#### [Problem to solve]
Output the material word for word. Leave each picture out.

#### [Supplied data]
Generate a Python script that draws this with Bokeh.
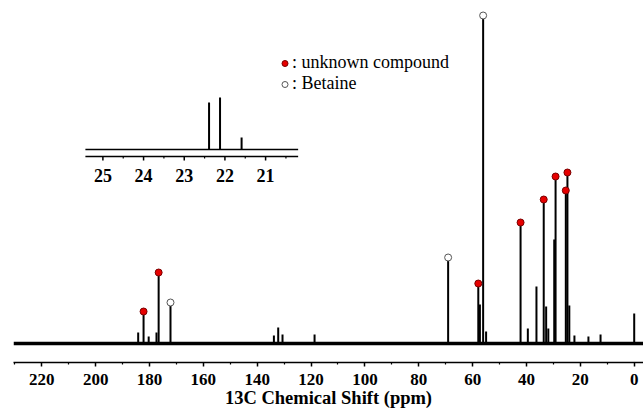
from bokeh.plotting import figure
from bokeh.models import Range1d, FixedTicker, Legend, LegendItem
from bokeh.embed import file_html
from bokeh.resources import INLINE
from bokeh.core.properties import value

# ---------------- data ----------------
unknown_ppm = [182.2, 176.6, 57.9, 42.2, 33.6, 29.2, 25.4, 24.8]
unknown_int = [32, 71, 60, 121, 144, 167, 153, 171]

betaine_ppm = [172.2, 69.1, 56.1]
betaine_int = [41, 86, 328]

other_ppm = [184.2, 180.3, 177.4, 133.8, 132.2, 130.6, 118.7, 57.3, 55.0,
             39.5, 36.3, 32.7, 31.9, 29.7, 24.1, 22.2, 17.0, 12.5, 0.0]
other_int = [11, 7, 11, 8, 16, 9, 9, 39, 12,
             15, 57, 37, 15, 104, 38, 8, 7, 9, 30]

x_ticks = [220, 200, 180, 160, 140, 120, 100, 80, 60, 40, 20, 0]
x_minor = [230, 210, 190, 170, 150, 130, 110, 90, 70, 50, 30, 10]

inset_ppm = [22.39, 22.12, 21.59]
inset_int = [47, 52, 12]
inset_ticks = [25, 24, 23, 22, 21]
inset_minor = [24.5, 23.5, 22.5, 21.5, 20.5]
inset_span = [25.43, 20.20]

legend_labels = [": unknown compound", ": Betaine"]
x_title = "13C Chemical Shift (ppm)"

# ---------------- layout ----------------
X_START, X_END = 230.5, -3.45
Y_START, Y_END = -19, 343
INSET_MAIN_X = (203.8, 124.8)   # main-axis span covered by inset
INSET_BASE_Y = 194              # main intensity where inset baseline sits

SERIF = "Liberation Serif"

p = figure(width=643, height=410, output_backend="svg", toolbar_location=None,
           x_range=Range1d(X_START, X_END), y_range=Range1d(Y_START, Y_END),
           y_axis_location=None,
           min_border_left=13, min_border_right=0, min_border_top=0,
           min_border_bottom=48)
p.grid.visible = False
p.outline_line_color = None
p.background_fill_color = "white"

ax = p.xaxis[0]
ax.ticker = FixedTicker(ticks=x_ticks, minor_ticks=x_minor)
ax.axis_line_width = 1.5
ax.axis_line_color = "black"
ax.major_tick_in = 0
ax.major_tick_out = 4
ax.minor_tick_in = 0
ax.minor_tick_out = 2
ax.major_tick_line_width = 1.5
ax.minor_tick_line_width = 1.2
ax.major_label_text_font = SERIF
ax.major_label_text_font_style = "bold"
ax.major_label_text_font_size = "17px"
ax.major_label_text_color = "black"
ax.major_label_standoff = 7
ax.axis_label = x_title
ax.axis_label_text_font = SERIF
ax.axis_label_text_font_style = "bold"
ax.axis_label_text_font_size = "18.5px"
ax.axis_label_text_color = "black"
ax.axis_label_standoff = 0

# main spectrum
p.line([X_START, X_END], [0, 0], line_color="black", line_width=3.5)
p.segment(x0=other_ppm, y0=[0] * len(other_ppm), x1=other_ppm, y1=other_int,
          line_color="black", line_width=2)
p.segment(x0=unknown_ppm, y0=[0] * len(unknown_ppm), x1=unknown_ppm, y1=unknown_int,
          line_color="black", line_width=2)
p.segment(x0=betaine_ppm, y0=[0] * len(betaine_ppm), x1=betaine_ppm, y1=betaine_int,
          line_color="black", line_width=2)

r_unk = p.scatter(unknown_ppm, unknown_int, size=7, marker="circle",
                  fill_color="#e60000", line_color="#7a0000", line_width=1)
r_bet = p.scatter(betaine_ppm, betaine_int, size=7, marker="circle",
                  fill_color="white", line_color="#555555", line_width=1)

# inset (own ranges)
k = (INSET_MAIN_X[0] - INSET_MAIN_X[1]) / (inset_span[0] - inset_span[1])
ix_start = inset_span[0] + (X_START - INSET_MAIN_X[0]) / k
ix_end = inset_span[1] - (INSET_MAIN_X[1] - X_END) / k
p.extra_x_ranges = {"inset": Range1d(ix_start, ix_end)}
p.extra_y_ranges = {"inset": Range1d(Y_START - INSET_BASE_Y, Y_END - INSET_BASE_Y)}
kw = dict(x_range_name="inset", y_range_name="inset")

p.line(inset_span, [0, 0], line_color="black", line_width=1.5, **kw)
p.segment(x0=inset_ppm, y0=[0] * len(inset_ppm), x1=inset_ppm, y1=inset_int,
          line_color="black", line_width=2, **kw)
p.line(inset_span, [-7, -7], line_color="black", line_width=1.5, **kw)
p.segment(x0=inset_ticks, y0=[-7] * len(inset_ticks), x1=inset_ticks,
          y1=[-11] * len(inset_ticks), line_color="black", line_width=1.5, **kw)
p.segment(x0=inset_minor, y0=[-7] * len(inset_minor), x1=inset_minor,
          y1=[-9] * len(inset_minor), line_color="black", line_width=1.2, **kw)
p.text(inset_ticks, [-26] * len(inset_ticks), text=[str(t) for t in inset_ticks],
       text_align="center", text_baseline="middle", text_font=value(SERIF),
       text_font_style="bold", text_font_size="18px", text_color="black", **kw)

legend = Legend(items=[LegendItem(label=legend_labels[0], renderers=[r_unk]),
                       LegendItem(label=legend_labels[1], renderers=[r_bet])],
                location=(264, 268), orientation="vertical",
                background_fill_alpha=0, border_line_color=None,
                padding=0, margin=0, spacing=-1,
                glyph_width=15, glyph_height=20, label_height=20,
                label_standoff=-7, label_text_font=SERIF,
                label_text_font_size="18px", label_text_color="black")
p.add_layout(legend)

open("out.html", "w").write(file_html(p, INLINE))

#### [Final result]
Generate a Python script that draws this with Bokeh.
from bokeh.plotting import figure
from bokeh.models import Range1d, FixedTicker, Legend, LegendItem
from bokeh.embed import file_html
from bokeh.resources import INLINE
from bokeh.core.properties import value

# ---------------- data ----------------
unknown_ppm = [182.2, 176.6, 57.9, 42.2, 33.6, 29.2, 25.4, 24.8]
unknown_int = [32, 71, 60, 121, 144, 167, 153, 171]

betaine_ppm = [172.2, 69.1, 56.1]
betaine_int = [41, 86, 328]

other_ppm = [184.2, 180.3, 177.4, 133.8, 132.2, 130.6, 118.7, 57.3, 55.0,
             39.5, 36.3, 32.7, 31.9, 29.7, 24.1, 22.2, 17.0, 12.5, 0.0]
other_int = [11, 7, 11, 8, 16, 9, 9, 39, 12,
             15, 57, 37, 15, 104, 38, 8, 7, 9, 30]

x_ticks = [220, 200, 180, 160, 140, 120, 100, 80, 60, 40, 20, 0]
x_minor = [230, 210, 190, 170, 150, 130, 110, 90, 70, 50, 30, 10]

inset_ppm = [22.39, 22.12, 21.59]
inset_int = [47, 52, 12]
inset_ticks = [25, 24, 23, 22, 21]
inset_minor = [24.5, 23.5, 22.5, 21.5, 20.5]
inset_span = [25.43, 20.20]

legend_labels = [": unknown compound", ": Betaine"]
x_title = "13C Chemical Shift (ppm)"

# ---------------- layout ----------------
X_START, X_END = 230.5, -3.45
Y_START, Y_END = -19, 343
INSET_MAIN_X = (203.8, 124.8)   # main-axis span covered by inset
INSET_BASE_Y = 194              # main intensity where inset baseline sits

SERIF = "Liberation Serif"

p = figure(width=643, height=410, output_backend="svg", toolbar_location=None,
           x_range=Range1d(X_START, X_END), y_range=Range1d(Y_START, Y_END),
           y_axis_location=None,
           min_border_left=13, min_border_right=0, min_border_top=0,
           min_border_bottom=48)
p.grid.visible = False
p.outline_line_color = None
p.background_fill_color = "white"

ax = p.xaxis[0]
ax.ticker = FixedTicker(ticks=x_ticks, minor_ticks=x_minor)
ax.axis_line_width = 1.5
ax.axis_line_color = "black"
ax.major_tick_in = 0
ax.major_tick_out = 4
ax.minor_tick_in = 0
ax.minor_tick_out = 2
ax.major_tick_line_width = 1.5
ax.minor_tick_line_width = 1.2
ax.major_label_text_font = SERIF
ax.major_label_text_font_style = "bold"
ax.major_label_text_font_size = "17px"
ax.major_label_text_color = "black"
ax.major_label_standoff = 7
ax.axis_label = x_title
ax.axis_label_text_font = SERIF
ax.axis_label_text_font_style = "bold"
ax.axis_label_text_font_size = "18.5px"
ax.axis_label_text_color = "black"
ax.axis_label_standoff = 0

# main spectrum
p.line([X_START, X_END], [0, 0], line_color="black", line_width=3.5)
p.segment(x0=other_ppm, y0=[0] * len(other_ppm), x1=other_ppm, y1=other_int,
          line_color="black", line_width=2)
p.segment(x0=unknown_ppm, y0=[0] * len(unknown_ppm), x1=unknown_ppm, y1=unknown_int,
          line_color="black", line_width=2)
p.segment(x0=betaine_ppm, y0=[0] * len(betaine_ppm), x1=betaine_ppm, y1=betaine_int,
          line_color="black", line_width=2)

r_unk = p.scatter(unknown_ppm, unknown_int, size=7, marker="circle",
                  fill_color="#e60000", line_color="#7a0000", line_width=1)
r_bet = p.scatter(betaine_ppm, betaine_int, size=7, marker="circle",
                  fill_color="white", line_color="#555555", line_width=1)

# inset (own ranges)
k = (INSET_MAIN_X[0] - INSET_MAIN_X[1]) / (inset_span[0] - inset_span[1])
ix_start = inset_span[0] + (X_START - INSET_MAIN_X[0]) / k
ix_end = inset_span[1] - (INSET_MAIN_X[1] - X_END) / k
p.extra_x_ranges = {"inset": Range1d(ix_start, ix_end)}
p.extra_y_ranges = {"inset": Range1d(Y_START - INSET_BASE_Y, Y_END - INSET_BASE_Y)}
kw = dict(x_range_name="inset", y_range_name="inset")

p.line(inset_span, [0, 0], line_color="black", line_width=1.5, **kw)
p.segment(x0=inset_ppm, y0=[0] * len(inset_ppm), x1=inset_ppm, y1=inset_int,
          line_color="black", line_width=2, **kw)
p.line(inset_span, [-7, -7], line_color="black", line_width=1.5, **kw)
p.segment(x0=inset_ticks, y0=[-7] * len(inset_ticks), x1=inset_ticks,
          y1=[-11] * len(inset_ticks), line_color="black", line_width=1.5, **kw)
p.segment(x0=inset_minor, y0=[-7] * len(inset_minor), x1=inset_minor,
          y1=[-9] * len(inset_minor), line_color="black", line_width=1.2, **kw)
p.text(inset_ticks, [-26] * len(inset_ticks), text=[str(t) for t in inset_ticks],
       text_align="center", text_baseline="middle", text_font=value(SERIF),
       text_font_style="bold", text_font_size="18px", text_color="black", **kw)

legend = Legend(items=[LegendItem(label=legend_labels[0], renderers=[r_unk]),
                       LegendItem(label=legend_labels[1], renderers=[r_bet])],
                location=(264, 268), orientation="vertical",
                background_fill_alpha=0, border_line_color=None,
                padding=0, margin=0, spacing=-1,
                glyph_width=15, glyph_height=20, label_height=20,
                label_standoff=-7, label_text_font=SERIF,
                label_text_font_size="18px", label_text_color="black")
p.add_layout(legend)

open("out.html", "w").write(file_html(p, INLINE))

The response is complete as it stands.